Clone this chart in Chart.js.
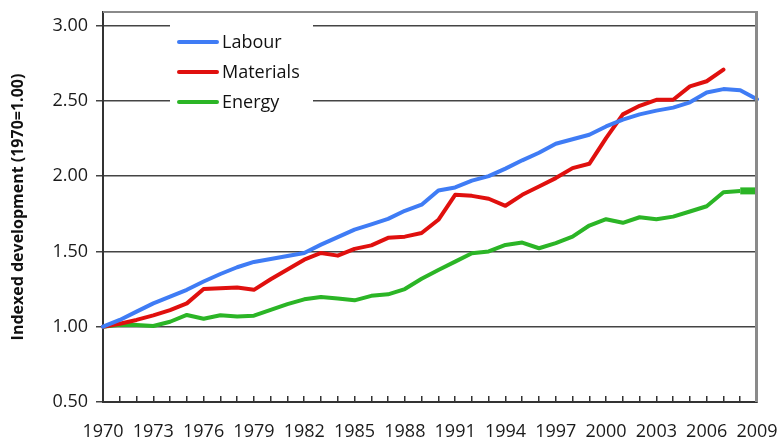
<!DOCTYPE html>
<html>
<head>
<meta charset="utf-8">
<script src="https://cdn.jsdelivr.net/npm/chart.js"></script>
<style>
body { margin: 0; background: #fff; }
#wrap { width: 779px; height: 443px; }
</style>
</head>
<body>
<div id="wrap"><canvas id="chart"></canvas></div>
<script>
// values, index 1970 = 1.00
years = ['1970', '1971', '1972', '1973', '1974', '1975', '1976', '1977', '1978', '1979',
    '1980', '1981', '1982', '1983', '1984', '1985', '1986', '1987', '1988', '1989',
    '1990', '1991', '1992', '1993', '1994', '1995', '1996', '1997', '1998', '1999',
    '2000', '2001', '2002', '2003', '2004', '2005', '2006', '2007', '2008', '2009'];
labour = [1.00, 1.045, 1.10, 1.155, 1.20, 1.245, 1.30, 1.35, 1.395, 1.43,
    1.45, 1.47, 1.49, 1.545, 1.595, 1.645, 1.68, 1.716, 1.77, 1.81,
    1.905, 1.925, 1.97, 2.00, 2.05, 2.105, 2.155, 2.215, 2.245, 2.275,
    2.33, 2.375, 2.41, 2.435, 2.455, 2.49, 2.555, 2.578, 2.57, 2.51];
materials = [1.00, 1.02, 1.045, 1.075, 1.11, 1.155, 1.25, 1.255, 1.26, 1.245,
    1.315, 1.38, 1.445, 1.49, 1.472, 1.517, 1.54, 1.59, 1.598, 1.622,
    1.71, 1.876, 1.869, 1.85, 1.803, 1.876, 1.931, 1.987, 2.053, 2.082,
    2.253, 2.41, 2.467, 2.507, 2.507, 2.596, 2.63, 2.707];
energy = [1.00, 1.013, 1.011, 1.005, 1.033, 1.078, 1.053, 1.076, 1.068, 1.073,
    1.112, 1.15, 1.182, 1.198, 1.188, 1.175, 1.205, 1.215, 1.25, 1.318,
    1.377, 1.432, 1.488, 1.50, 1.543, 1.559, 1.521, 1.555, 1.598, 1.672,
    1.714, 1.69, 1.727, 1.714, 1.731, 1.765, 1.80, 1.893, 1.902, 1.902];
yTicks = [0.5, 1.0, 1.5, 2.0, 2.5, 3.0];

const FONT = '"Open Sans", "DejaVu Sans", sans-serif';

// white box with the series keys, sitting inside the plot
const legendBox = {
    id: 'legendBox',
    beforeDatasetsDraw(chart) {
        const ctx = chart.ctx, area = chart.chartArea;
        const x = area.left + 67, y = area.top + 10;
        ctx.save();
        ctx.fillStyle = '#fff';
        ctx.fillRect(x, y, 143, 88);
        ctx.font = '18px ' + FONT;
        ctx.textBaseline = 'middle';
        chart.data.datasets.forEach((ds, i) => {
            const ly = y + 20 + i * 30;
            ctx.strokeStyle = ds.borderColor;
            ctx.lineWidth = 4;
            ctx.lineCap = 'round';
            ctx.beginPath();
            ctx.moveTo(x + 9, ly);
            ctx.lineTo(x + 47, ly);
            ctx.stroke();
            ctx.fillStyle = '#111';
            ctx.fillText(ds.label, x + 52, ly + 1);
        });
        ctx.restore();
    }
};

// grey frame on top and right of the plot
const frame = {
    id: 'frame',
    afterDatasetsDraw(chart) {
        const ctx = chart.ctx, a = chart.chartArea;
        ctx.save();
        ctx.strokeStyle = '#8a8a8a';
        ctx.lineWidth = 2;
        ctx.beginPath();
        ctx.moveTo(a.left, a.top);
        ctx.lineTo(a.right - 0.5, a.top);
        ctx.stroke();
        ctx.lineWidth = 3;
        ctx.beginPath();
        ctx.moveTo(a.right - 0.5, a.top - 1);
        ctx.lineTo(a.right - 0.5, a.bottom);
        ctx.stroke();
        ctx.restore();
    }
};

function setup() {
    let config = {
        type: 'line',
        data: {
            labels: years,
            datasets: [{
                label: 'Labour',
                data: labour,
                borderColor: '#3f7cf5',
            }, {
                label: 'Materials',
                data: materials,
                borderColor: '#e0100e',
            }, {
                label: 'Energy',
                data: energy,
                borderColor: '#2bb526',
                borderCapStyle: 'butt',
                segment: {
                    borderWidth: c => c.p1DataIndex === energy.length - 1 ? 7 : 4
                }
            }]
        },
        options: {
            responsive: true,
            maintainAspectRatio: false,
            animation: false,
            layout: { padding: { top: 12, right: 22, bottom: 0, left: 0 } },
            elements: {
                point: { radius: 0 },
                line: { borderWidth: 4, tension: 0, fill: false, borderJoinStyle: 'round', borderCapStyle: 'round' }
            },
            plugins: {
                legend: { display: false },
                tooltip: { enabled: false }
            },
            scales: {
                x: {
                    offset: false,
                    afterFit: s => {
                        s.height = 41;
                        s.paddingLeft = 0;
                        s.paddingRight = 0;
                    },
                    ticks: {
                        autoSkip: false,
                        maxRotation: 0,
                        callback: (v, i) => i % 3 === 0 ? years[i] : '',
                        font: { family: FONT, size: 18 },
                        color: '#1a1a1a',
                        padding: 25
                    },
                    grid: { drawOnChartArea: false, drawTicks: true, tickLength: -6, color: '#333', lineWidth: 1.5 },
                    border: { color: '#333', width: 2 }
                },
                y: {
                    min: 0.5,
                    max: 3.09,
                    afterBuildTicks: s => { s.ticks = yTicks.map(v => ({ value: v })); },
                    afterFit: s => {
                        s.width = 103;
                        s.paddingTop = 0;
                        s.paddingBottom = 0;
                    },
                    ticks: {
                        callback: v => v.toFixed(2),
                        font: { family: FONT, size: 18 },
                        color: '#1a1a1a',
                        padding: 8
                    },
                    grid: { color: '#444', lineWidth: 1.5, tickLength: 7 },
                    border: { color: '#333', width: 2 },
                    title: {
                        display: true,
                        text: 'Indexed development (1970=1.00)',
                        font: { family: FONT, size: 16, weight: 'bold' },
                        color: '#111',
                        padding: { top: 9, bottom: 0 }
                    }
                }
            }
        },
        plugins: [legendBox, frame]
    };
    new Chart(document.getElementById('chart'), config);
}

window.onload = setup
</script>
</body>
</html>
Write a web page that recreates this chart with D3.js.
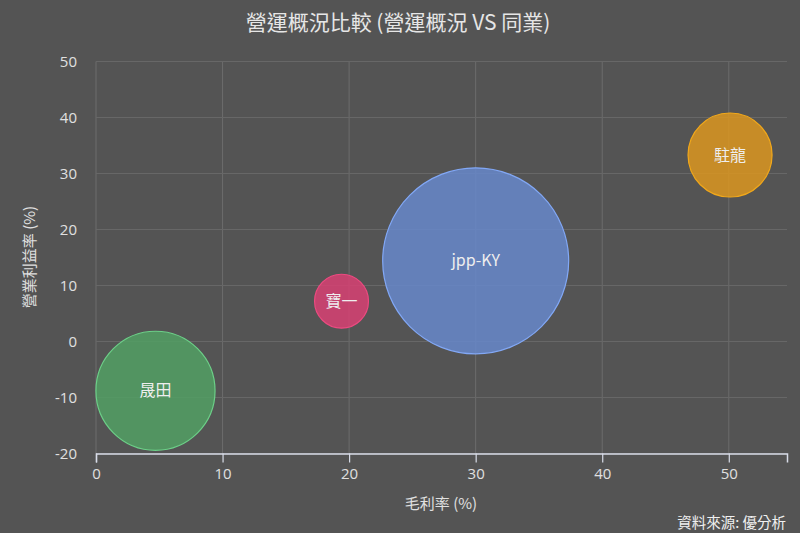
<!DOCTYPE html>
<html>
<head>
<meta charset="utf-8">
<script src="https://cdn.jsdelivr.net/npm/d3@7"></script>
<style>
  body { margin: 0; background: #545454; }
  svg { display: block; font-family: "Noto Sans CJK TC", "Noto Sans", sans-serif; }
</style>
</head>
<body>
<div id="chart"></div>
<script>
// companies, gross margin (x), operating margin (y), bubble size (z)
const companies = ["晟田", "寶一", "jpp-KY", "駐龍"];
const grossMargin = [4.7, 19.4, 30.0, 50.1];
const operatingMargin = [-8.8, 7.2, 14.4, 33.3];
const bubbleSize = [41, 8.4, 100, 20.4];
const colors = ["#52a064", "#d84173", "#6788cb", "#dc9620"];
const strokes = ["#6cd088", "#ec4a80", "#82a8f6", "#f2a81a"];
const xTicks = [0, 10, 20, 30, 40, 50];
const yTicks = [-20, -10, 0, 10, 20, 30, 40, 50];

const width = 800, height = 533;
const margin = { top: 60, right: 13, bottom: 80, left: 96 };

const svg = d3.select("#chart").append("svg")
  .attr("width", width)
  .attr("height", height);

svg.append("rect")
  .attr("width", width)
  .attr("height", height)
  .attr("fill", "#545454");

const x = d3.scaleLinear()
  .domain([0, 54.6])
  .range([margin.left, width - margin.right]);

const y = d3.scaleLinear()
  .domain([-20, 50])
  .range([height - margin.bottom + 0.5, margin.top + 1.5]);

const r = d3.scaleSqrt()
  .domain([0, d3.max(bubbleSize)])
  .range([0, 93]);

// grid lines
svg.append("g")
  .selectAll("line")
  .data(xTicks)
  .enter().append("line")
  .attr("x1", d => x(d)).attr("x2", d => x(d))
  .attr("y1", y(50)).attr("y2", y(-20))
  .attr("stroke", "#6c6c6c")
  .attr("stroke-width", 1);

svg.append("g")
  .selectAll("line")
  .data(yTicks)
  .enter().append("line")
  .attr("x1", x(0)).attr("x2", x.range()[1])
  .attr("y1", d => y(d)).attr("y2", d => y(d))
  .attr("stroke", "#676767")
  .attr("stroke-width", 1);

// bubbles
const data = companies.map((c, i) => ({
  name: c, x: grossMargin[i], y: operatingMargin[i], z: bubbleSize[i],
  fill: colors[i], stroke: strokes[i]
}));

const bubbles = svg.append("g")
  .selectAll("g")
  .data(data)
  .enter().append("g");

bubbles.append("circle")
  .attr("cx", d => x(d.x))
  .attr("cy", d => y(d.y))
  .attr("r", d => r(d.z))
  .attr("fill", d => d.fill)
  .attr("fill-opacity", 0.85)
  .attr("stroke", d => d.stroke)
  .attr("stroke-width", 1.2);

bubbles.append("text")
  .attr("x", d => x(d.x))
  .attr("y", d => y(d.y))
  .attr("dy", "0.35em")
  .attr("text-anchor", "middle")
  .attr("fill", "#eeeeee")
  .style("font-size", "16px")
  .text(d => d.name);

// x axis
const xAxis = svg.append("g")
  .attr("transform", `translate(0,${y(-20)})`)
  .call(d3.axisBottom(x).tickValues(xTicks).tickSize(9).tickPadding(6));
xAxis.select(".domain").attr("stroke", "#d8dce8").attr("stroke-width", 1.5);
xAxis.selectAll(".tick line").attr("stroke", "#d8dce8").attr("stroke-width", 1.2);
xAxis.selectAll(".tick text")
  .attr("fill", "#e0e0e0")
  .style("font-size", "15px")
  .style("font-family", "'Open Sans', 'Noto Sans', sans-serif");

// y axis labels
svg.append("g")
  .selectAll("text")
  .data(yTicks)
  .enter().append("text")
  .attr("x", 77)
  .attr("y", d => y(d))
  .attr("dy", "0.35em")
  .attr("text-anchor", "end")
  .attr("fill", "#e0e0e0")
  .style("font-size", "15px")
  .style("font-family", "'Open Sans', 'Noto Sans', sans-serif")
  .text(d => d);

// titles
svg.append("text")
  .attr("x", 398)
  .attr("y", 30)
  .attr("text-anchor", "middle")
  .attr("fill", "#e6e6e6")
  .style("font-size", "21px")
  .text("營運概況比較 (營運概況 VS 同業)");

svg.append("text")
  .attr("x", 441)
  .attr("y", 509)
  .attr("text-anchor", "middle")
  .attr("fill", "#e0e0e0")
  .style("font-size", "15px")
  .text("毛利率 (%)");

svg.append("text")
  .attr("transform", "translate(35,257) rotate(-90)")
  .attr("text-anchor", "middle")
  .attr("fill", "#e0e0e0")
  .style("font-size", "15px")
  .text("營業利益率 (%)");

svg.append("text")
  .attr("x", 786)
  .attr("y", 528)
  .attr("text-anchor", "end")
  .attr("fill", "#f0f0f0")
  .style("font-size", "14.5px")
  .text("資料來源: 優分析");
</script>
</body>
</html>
::::
* [DESCRIPTION OF THE TASK]: Reproduce every line from the entries that holds the word "with".

* [EXERCISE SOLUTION]:
// white box with the series keys, sitting inside the plot
Write a web page that recreates this chart with D3.js.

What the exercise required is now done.